• [PROVIDED MATERIAL]
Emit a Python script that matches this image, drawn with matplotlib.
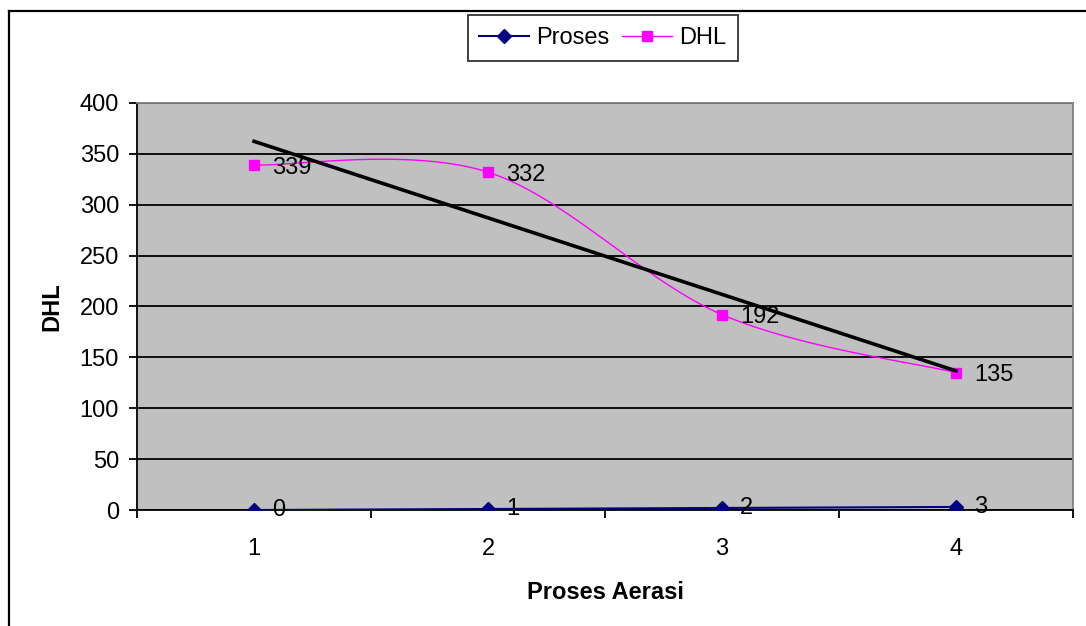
import numpy as np
import matplotlib
matplotlib.use("Agg")
import matplotlib.pyplot as plt
from matplotlib.lines import Line2D

# data
proses_aerasi = [1, 2, 3, 4]
proses = [0, 1, 2, 3]
dhl = [339, 332, 192, 135]
y_ticks = [0, 50, 100, 150, 200, 250, 300, 350, 400]


def smooth(xs, ys, n=40):
    # Excel style smoothed line (Catmull-Rom through the points)
    xs = np.asarray(xs, float)
    ys = np.asarray(ys, float)
    px = np.concatenate([[xs[0]], xs, [xs[-1]]])
    py = np.concatenate([[ys[0]], ys, [ys[-1]]])
    ox, oy = [], []
    for i in range(1, len(px) - 2):
        p0, p1, p2, p3 = [np.array([px[k], py[k]]) for k in (i - 1, i, i + 1, i + 2)]
        c1 = p1 + (p2 - p0) / 6
        c2 = p2 - (p3 - p1) / 6
        t = np.linspace(0, 1, n)[:, None]
        b = (1 - t) ** 3 * p1 + 3 * (1 - t) ** 2 * t * c1 + 3 * (1 - t) * t ** 2 * c2 + t ** 3 * p2
        ox.extend(b[:, 0])
        oy.extend(b[:, 1])
    return ox, oy


plt.rcParams['font.family'] = ['Liberation Sans', 'DejaVu Sans']
fs = 17

fig = plt.figure(figsize=(10.86, 6.26), dpi=100)
ax = fig.add_axes([0.1262, 0.1853, 0.8618, 0.6502])
ax.set_facecolor('#C0C0C0')

sx, sy = smooth(proses_aerasi, proses)
ax.plot(sx, sy, color='#000080', lw=1.5, zorder=3)
ax.plot(proses_aerasi, proses, ls='none', marker='D', ms=7.5, color='#000080', zorder=4)
sx, sy = smooth(proses_aerasi, dhl)
ax.plot(sx, sy, color='#FF00FF', lw=1, zorder=3)
ax.plot(proses_aerasi, dhl, ls='none', marker='s', ms=7.2, color='#FF00FF', zorder=4)

# linear trendline of DHL
k, b = np.polyfit(proses_aerasi, dhl, 1)
tx = np.array([proses_aerasi[0], proses_aerasi[-1]])
ax.plot(tx, k * tx + b, color='black', lw=2.6, zorder=5)

# legend handles
h1, = ax.plot([], [], color='#000080', lw=1.5, marker='D', ms=7.5, label='Proses')
h2, = ax.plot([], [], color='#FF00FF', lw=1, marker='s', ms=7.2, label='DHL')
leg = fig.legend(handles=[h1, h2], loc='upper center', bbox_to_anchor=(0.555, 0.976), ncol=2,
                 fontsize=fs, frameon=True, fancybox=False, handlelength=2.1, handletextpad=0.3,
                 columnspacing=0.55, borderpad=0.5, borderaxespad=0)
leg.get_frame().set_edgecolor('black')
leg.get_frame().set_linewidth(1.3)

for x, v in zip(proses_aerasi, proses):
    ax.annotate(str(v), (x, v), xytext=(13, 0), textcoords='offset points', va='center', ha='left', fontsize=fs, zorder=6)
for x, v in zip(proses_aerasi, dhl):
    ax.annotate(str(v), (x, v), xytext=(13, -2), textcoords='offset points', va='center', ha='left', fontsize=fs, zorder=6)

ax.set_xlim(0.5, 4.5)
ax.set_ylim(0, 400)
ax.set_yticks(y_ticks)
ax.yaxis.grid(True, color='black', lw=1.3)
ax.set_axisbelow(True)
ax.set_xticks(proses_aerasi)
ax.set_xticks(np.arange(0.5, 4.6, 1), minor=True)
ax.tick_params(axis='x', which='major', length=0, pad=20, labelsize=fs)
ax.tick_params(axis='x', which='minor', length=6, width=1.3, direction='out')
ax.tick_params(axis='y', length=6, width=1.3, pad=7, labelsize=fs)

for s in ['left', 'bottom']:
    ax.spines[s].set_color('black')
    ax.spines[s].set_linewidth(1.3)
for s in ['top', 'right']:
    ax.spines[s].set_color('#808080')
    ax.spines[s].set_linewidth(1.3)

ax.set_xlabel('Proses Aerasi', fontsize=fs, fontweight='bold', labelpad=15)
ax.set_ylabel('DHL', fontsize=fs, fontweight='bold', labelpad=12)

# chart frame: only the top and left edges are visible in the reference
fig.lines.append(Line2D([0.0087, 1.0], [0.983, 0.983], color='black', lw=1.6, transform=fig.transFigure, figure=fig))
fig.lines.append(Line2D([0.0087, 0.0087], [0.0, 0.983], color='black', lw=1.6, transform=fig.transFigure, figure=fig))

fig.savefig('out.png', dpi=100)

• [WHAT NEEDS TO BE DONE] Repeat the lines above exactly, and keep every picture out.

• [WORKED SOLUTION]
Emit a Python script that matches this image, drawn with matplotlib.
import numpy as np
import matplotlib
matplotlib.use("Agg")
import matplotlib.pyplot as plt
from matplotlib.lines import Line2D

# data
proses_aerasi = [1, 2, 3, 4]
proses = [0, 1, 2, 3]
dhl = [339, 332, 192, 135]
y_ticks = [0, 50, 100, 150, 200, 250, 300, 350, 400]


def smooth(xs, ys, n=40):
    # Excel style smoothed line (Catmull-Rom through the points)
    xs = np.asarray(xs, float)
    ys = np.asarray(ys, float)
    px = np.concatenate([[xs[0]], xs, [xs[-1]]])
    py = np.concatenate([[ys[0]], ys, [ys[-1]]])
    ox, oy = [], []
    for i in range(1, len(px) - 2):
        p0, p1, p2, p3 = [np.array([px[k], py[k]]) for k in (i - 1, i, i + 1, i + 2)]
        c1 = p1 + (p2 - p0) / 6
        c2 = p2 - (p3 - p1) / 6
        t = np.linspace(0, 1, n)[:, None]
        b = (1 - t) ** 3 * p1 + 3 * (1 - t) ** 2 * t * c1 + 3 * (1 - t) * t ** 2 * c2 + t ** 3 * p2
        ox.extend(b[:, 0])
        oy.extend(b[:, 1])
    return ox, oy


plt.rcParams['font.family'] = ['Liberation Sans', 'DejaVu Sans']
fs = 17

fig = plt.figure(figsize=(10.86, 6.26), dpi=100)
ax = fig.add_axes([0.1262, 0.1853, 0.8618, 0.6502])
ax.set_facecolor('#C0C0C0')

sx, sy = smooth(proses_aerasi, proses)
ax.plot(sx, sy, color='#000080', lw=1.5, zorder=3)
ax.plot(proses_aerasi, proses, ls='none', marker='D', ms=7.5, color='#000080', zorder=4)
sx, sy = smooth(proses_aerasi, dhl)
ax.plot(sx, sy, color='#FF00FF', lw=1, zorder=3)
ax.plot(proses_aerasi, dhl, ls='none', marker='s', ms=7.2, color='#FF00FF', zorder=4)

# linear trendline of DHL
k, b = np.polyfit(proses_aerasi, dhl, 1)
tx = np.array([proses_aerasi[0], proses_aerasi[-1]])
ax.plot(tx, k * tx + b, color='black', lw=2.6, zorder=5)

# legend handles
h1, = ax.plot([], [], color='#000080', lw=1.5, marker='D', ms=7.5, label='Proses')
h2, = ax.plot([], [], color='#FF00FF', lw=1, marker='s', ms=7.2, label='DHL')
leg = fig.legend(handles=[h1, h2], loc='upper center', bbox_to_anchor=(0.555, 0.976), ncol=2,
                 fontsize=fs, frameon=True, fancybox=False, handlelength=2.1, handletextpad=0.3,
                 columnspacing=0.55, borderpad=0.5, borderaxespad=0)
leg.get_frame().set_edgecolor('black')
leg.get_frame().set_linewidth(1.3)

for x, v in zip(proses_aerasi, proses):
    ax.annotate(str(v), (x, v), xytext=(13, 0), textcoords='offset points', va='center', ha='left', fontsize=fs, zorder=6)
for x, v in zip(proses_aerasi, dhl):
    ax.annotate(str(v), (x, v), xytext=(13, -2), textcoords='offset points', va='center', ha='left', fontsize=fs, zorder=6)

ax.set_xlim(0.5, 4.5)
ax.set_ylim(0, 400)
ax.set_yticks(y_ticks)
ax.yaxis.grid(True, color='black', lw=1.3)
ax.set_axisbelow(True)
ax.set_xticks(proses_aerasi)
ax.set_xticks(np.arange(0.5, 4.6, 1), minor=True)
ax.tick_params(axis='x', which='major', length=0, pad=20, labelsize=fs)
ax.tick_params(axis='x', which='minor', length=6, width=1.3, direction='out')
ax.tick_params(axis='y', length=6, width=1.3, pad=7, labelsize=fs)

for s in ['left', 'bottom']:
    ax.spines[s].set_color('black')
    ax.spines[s].set_linewidth(1.3)
for s in ['top', 'right']:
    ax.spines[s].set_color('#808080')
    ax.spines[s].set_linewidth(1.3)

ax.set_xlabel('Proses Aerasi', fontsize=fs, fontweight='bold', labelpad=15)
ax.set_ylabel('DHL', fontsize=fs, fontweight='bold', labelpad=12)

# chart frame: only the top and left edges are visible in the reference
fig.lines.append(Line2D([0.0087, 1.0], [0.983, 0.983], color='black', lw=1.6, transform=fig.transFigure, figure=fig))
fig.lines.append(Line2D([0.0087, 0.0087], [0.0, 0.983], color='black', lw=1.6, transform=fig.transFigure, figure=fig))

fig.savefig('out.png', dpi=100)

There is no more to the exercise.